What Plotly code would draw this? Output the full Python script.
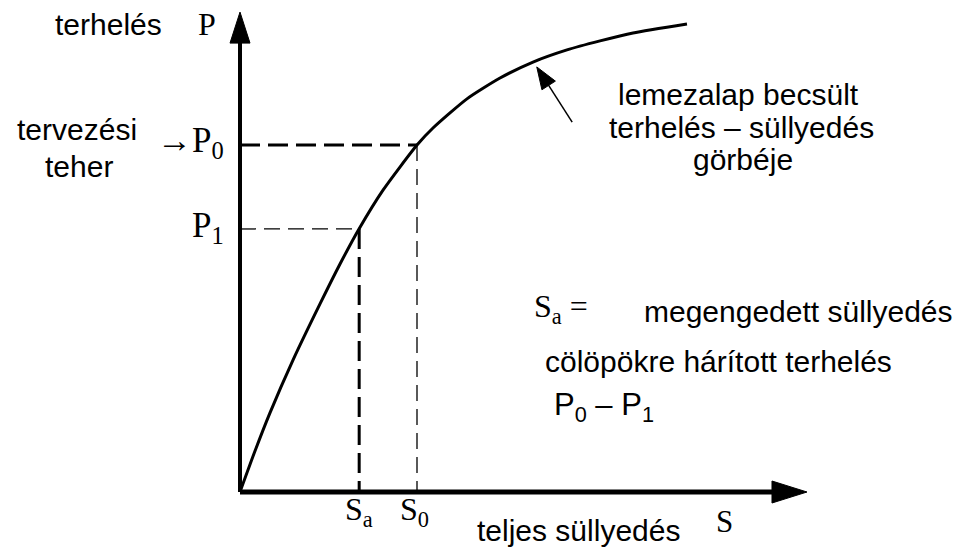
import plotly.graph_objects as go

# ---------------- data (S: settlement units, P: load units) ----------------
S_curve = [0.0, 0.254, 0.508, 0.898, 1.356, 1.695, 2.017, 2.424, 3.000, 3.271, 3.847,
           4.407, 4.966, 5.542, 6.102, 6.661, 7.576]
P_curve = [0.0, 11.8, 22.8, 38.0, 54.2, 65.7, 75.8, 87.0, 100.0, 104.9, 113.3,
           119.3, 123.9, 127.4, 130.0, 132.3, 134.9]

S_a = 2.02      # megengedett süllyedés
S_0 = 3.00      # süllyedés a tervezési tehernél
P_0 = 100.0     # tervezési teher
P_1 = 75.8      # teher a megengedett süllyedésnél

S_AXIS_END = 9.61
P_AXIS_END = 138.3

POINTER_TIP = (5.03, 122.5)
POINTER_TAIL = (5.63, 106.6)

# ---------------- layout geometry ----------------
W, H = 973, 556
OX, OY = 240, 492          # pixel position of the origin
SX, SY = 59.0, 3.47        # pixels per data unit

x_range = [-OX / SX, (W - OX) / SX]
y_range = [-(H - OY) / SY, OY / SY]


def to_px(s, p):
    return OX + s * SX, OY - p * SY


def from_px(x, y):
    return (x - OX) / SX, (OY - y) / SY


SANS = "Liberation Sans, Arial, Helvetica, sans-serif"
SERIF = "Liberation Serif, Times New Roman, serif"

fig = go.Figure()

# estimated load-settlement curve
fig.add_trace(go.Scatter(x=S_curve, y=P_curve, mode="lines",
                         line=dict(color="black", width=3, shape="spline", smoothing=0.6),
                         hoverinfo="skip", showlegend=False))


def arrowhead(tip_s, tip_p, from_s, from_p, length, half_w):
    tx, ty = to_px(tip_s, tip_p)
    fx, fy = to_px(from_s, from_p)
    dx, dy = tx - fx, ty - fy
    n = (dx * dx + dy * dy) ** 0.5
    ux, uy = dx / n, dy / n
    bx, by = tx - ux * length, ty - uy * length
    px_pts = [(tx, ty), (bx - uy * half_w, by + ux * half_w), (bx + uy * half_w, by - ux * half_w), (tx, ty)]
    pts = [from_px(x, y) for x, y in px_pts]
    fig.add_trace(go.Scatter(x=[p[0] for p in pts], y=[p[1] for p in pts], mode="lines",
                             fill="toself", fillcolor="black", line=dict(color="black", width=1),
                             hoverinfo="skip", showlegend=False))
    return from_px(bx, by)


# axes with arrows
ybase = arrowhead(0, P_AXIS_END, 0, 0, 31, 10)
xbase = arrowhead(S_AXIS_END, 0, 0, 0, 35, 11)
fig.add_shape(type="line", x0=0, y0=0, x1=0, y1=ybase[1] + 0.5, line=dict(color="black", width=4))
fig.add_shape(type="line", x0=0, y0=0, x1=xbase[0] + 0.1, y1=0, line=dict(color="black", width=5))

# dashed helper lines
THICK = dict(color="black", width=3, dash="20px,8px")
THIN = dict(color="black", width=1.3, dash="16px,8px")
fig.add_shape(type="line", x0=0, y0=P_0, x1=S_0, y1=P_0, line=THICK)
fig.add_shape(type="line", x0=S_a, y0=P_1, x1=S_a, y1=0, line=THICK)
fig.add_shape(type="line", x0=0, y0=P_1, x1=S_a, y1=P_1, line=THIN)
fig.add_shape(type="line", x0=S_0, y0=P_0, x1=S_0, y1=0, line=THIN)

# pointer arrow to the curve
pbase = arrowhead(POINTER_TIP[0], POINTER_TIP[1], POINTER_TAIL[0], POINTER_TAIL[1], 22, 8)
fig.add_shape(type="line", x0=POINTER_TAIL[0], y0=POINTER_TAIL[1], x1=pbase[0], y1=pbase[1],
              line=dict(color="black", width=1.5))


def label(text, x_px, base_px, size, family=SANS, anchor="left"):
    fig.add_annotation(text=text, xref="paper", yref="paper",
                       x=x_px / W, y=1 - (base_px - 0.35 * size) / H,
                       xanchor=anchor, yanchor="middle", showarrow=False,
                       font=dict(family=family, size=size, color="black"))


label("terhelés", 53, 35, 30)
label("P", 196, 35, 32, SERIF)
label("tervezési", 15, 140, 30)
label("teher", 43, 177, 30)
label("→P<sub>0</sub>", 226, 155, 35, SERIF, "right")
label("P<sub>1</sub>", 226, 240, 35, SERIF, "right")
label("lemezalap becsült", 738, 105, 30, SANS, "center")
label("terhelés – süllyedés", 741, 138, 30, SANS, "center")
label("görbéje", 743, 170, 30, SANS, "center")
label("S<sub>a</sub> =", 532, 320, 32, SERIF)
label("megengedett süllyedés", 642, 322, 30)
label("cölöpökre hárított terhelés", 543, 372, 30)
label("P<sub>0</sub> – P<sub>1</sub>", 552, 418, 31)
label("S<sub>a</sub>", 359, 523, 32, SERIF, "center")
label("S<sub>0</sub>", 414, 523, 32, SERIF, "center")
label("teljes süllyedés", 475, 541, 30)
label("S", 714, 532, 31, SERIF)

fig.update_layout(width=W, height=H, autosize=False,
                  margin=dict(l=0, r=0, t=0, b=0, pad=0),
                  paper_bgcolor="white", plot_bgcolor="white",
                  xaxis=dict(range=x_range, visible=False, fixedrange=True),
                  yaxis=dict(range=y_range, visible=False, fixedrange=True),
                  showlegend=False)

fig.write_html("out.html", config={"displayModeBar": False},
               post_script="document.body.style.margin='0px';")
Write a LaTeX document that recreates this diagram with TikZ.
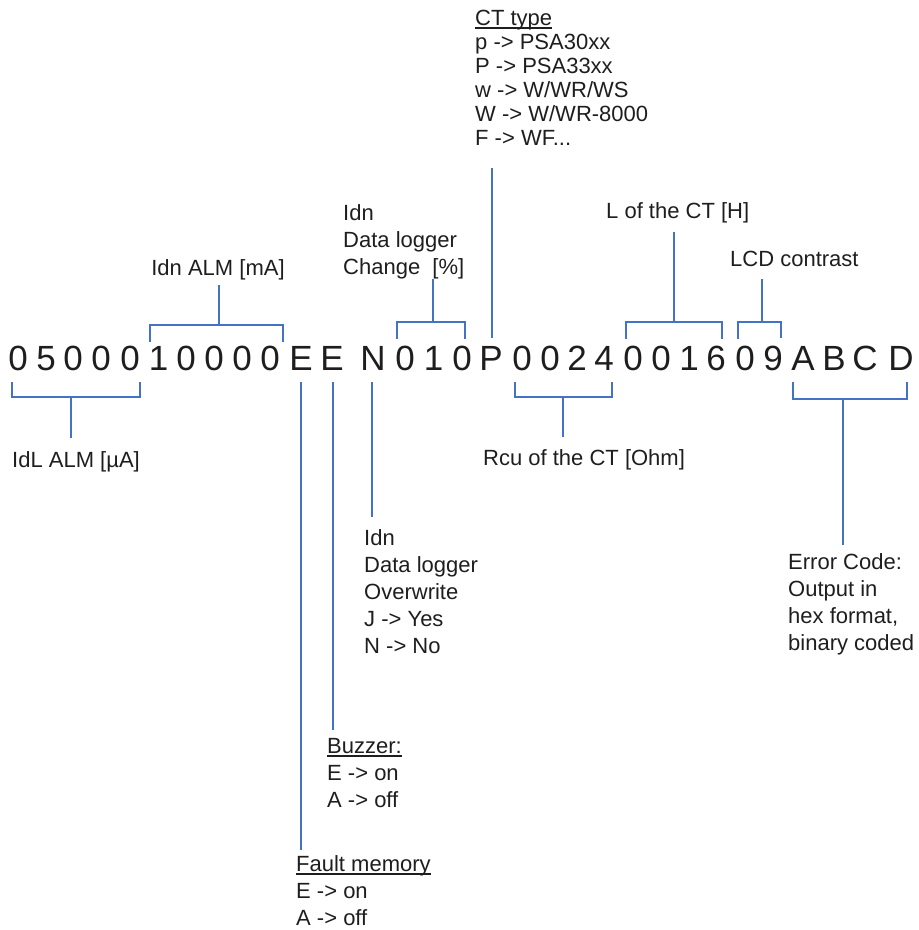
###
* WHAT TO WORK ON:
Exactly as written, please give again the lines from the beginning of the listing through the line containing "import plotly.graph_objects as go", inclusive, without any pictures.

* RESPONSE TO THIS TASK:
What Plotly code would draw this? Output the full Python script.
import plotly.graph_objects as go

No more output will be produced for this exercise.